Originados durante el procesamiento
Algunos procesos industriales desencadenan transformaciones en los alimentos que pueden suponer un riesgo para la salud. Un ejemplo es la acrilamida, una sustancia química que se genera en ciertos almidones cuando se someten a altas temperaturas, por ejemplo, al freír, hornear o tostar patatas, pan, galletas o productos rebozados. Una cosa similar ocurre con los aceites hidrogenados, es decir, aceites líquidos que se transforman en grasas sólidas, dando lugar a la formación de grasas trans.
La migración de sustancias químicas de los envases
El envoltorio de los alimentos es otro elemento de riesgo. Las sustancias químicas presentes en los materiales utilizados en los envases —especialmente los que están fabricados a base de plástico— pueden migrar a los productos y, por ende, infiltrarse en nuestro organismo, con la capacidad de provocar alteraciones en la salud.
Es el caso de sustancias como el BPA (también conocida como bisfenol A) y los PFAS (sustancias perfluoroalquiladas y polifluoroalquiladas), presentes en multitud de envases y utensilios que entran en contacto con los alimentos. Se pueden encontrar en botellas y tapones de plástico, las tapas herméticas de los envases de vidrio o el film transparente que envuelve las frutas cortadas, además de estar presentes en objetos culinarios utilizados a diario, como las sartenes antiadherentes o las pinzas de plástico.
Riesgos potenciales demostrados
Si bien en la Unión Europea y en los Estados Unidos estos químicos están regulados, su consumo a largo plazo sigue siendo objeto de estudio. Reiteradas investigaciones científicas impulsadas por autoridades de control y salud alimentaria, como la Autoridad Europea de Seguridad Alimentaria (EFSA), llevan años estudiando y advirtiendo del potencial riesgo que estas sustancias tóxicas pueden tener sobre la salud, entre los que destacan efectos nocivos para el sistema hormonal, metabólico e inmunológico. De hecho, algunas de estas sustancias se vinculan con alergias o intolerancias, alteraciones hormonales (actuando como disruptores endocrinos) o un mayor riesgo de contraer enfermedades crónicas, diabetes o cáncer.
¿Cómo podemos evitarlos?
El primer paso, y uno de los fundamentales, es revisar atentamente las etiquetas de los productos. En ellas consta el listado de ingredientes y todas las sustancias que componen un producto, incluidos los aditivos, ordenadas de mayor a menor cantidad por peso. Es un método práctico para evitar comprar productos con largas listas de aditivos innecesarios además de obtener información adicional sobre algunos ingredientes, la procedencia, la calidad, la caducidad o el consumo preferente del producto. Asimismo, es recomendable priorizar aquellos alimentos frescos y mínimamente procesados.
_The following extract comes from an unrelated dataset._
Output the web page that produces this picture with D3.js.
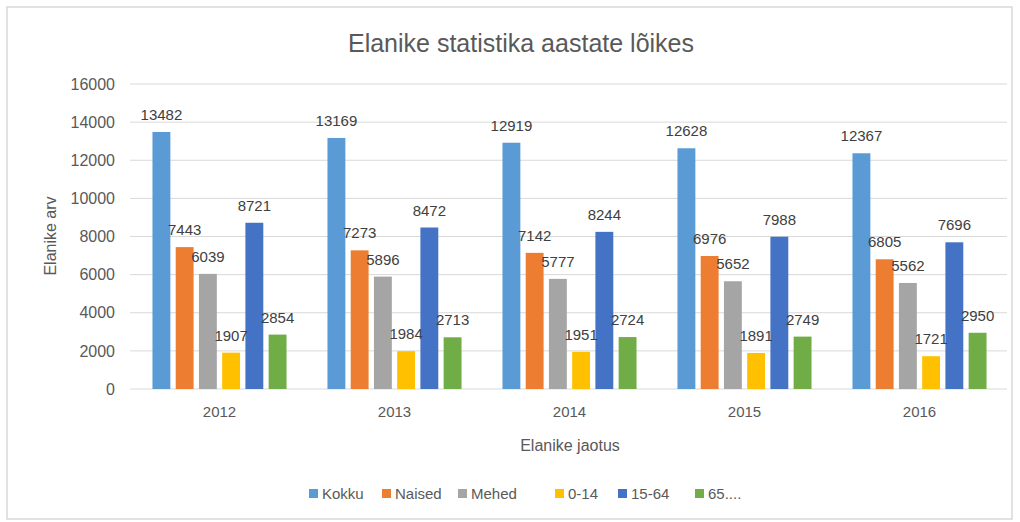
<!DOCTYPE html>
<html>
<head>
<meta charset="utf-8">
<script src="https://cdn.jsdelivr.net/npm/d3@7"></script>
<style>
  body { margin: 0; background: #fff; }
  text { font-family: "Liberation Sans", Arial, sans-serif; }
</style>
</head>
<body>
<svg id="chart" width="1020" height="522"></svg>
<script>
// data
var years = ["2012", "2013", "2014", "2015", "2016"];
var series = ["Kokku", "Naised", "Mehed", "0-14", "15-64", "65...."];
var kokku  = [13482, 13169, 12919, 12628, 12367];
var naised = [7443, 7273, 7142, 6976, 6805];
var mehed  = [6039, 5896, 5777, 5652, 5562];
var age0   = [1907, 1984, 1951, 1891, 1721];
var age15  = [8721, 8472, 8244, 7988, 7696];
var age65  = [2854, 2713, 2724, 2749, 2950];
var yTicks = [0, 2000, 4000, 6000, 8000, 10000, 12000, 14000, 16000];
var colors = ["#5b9bd5", "#ed7d31", "#a5a5a5", "#ffc000", "#4472c4", "#70ad47"];

var values = [kokku, naised, mehed, age0, age15, age65];
var rows = years.map(function(y, i){
    return {year: y, vals: values.map(function(s, k){ return {name: series[k], v: s[i], k: k}; })};
});

var svg = d3.select('#chart');
var pLeft = 132, pRight = 1007, pTop = 84, pBottom = 389;

// outer frame
svg.append('rect')
    .attr('x', 7).attr('y', 7)
    .attr('width', 1005).attr('height', 512)
    .attr('fill', 'none')
    .attr('stroke', '#d9d9d9')
    .attr('stroke-width', 1.5);

var y = d3.scaleLinear().domain([0, 16000]).range([pBottom, pTop]);
var x0 = d3.scaleBand().domain(years).range([pLeft, pRight]).paddingInner(0.234).paddingOuter(0.117);
var x1 = d3.scaleBand().domain(d3.range(series.length)).range([0, x0.bandwidth()]).paddingInner(0.23);

// gridlines
svg.append('g').selectAll('line')
    .data(yTicks)
    .enter()
    .append('line')
    .attr('x1', pLeft - 2).attr('x2', pRight)
    .attr('y1', function(d){ return y(d); })
    .attr('y2', function(d){ return y(d); })
    .attr('stroke', '#d9d9d9')
    .attr('stroke-width', 1);

// y tick labels
var yAxis = svg.append('g')
    .attr('transform', 'translate(' + 115 + ',0)')
    .call(d3.axisLeft(y).tickValues(yTicks).tickSize(0).tickPadding(0).tickFormat(d3.format('d')));
yAxis.select('.domain').remove();
yAxis.selectAll('text')
    .attr('font-size', '16px')
    .attr('font-family', '"Liberation Sans", Arial, sans-serif')
    .attr('fill', '#595959');

// x tick labels
var xAxis = svg.append('g')
    .attr('transform', 'translate(0,' + pBottom + ')')
    .call(d3.axisBottom(x0).tickSize(0).tickPadding(17));
xAxis.select('.domain').remove();
xAxis.selectAll('text')
    .attr('font-size', '15px')
    .attr('font-family', '"Liberation Sans", Arial, sans-serif')
    .attr('fill', '#595959');

// bars
var groups = svg.append('g').selectAll('g')
    .data(rows)
    .enter()
    .append('g')
    .attr('transform', function(d){ return 'translate(' + x0(d.year) + ',0)'; });

groups.selectAll('rect')
    .data(function(d){ return d.vals; })
    .enter()
    .append('rect')
    .attr('x', function(d){ return x1(d.k); })
    .attr('y', function(d){ return y(d.v); })
    .attr('width', x1.bandwidth())
    .attr('height', function(d){ return pBottom - y(d.v); })
    .attr('fill', function(d){ return colors[d.k]; });

groups.selectAll('text')
    .data(function(d){ return d.vals; })
    .enter()
    .append('text')
    .attr('x', function(d){ return x1(d.k) + x1.bandwidth() / 2; })
    .attr('y', function(d){ return y(d.v) - 12; })
    .attr('text-anchor', 'middle')
    .attr('font-size', '15px')
    .attr('fill', '#404040')
    .text(function(d){ return d.v; });

// title
svg.append('text')
    .attr('x', 521).attr('y', 52)
    .attr('text-anchor', 'middle')
    .attr('font-size', '25px')
    .attr('fill', '#595959')
    .text('Elanike statistika aastate lõikes');

// axis titles
svg.append('text')
    .attr('transform', 'translate(56,' + 236 + ') rotate(-90)')
    .attr('text-anchor', 'middle')
    .attr('font-size', '16px')
    .attr('fill', '#595959')
    .text('Elanike arv');

svg.append('text')
    .attr('x', 570).attr('y', 451)
    .attr('text-anchor', 'middle')
    .attr('font-size', '16px')
    .attr('fill', '#595959')
    .text('Elanike jaotus');

// legend
var legendX = [309, 382, 458, 555, 618, 695];
var legend = svg.append('g').selectAll('g')
    .data(series)
    .enter()
    .append('g')
    .attr('transform', function(d, i){ return 'translate(' + legendX[i] + ',494)'; });
legend.append('rect')
    .attr('x', 0).attr('y', -5)
    .attr('width', 9).attr('height', 9)
    .attr('fill', function(d, i){ return colors[i]; });
legend.append('text')
    .attr('x', 13).attr('y', 0)
    .attr('dy', '0.35em')
    .attr('font-size', '15px')
    .attr('fill', '#595959')
    .text(function(d){ return d; });
</script>
</body>
</html>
Para reducir al máximo los residuos de pesticidas, conviene lavar correctamente las frutas y verduras antes de consumirlas, especialmente cuando se trata de espinacas, fresas, col kale, uvas, melocotones o cerezas, las frutas y verduras más contaminadas con pesticidas según la lista «The Dirty Dozen» 2025. Es aconsejable hacerlo incluso cuando van a ser consumidas peladas, puesto que los residuos pueden transferirse del cuchillo al interior de la fruta al hacer los cortes.
Siempre que sea posible, opta por alimentos de producción ecológica. Este modelo agrícola utiliza técnicas que respetan los ciclos naturales de la tierra y minimizan o evitan el uso de fertilizantes y pesticidas sintéticos, promoviendo la biodiversidad y una alimentación más saludable. Recuerda que puedes identificarlos rápidamente gracias al sello de la Euro Hoja.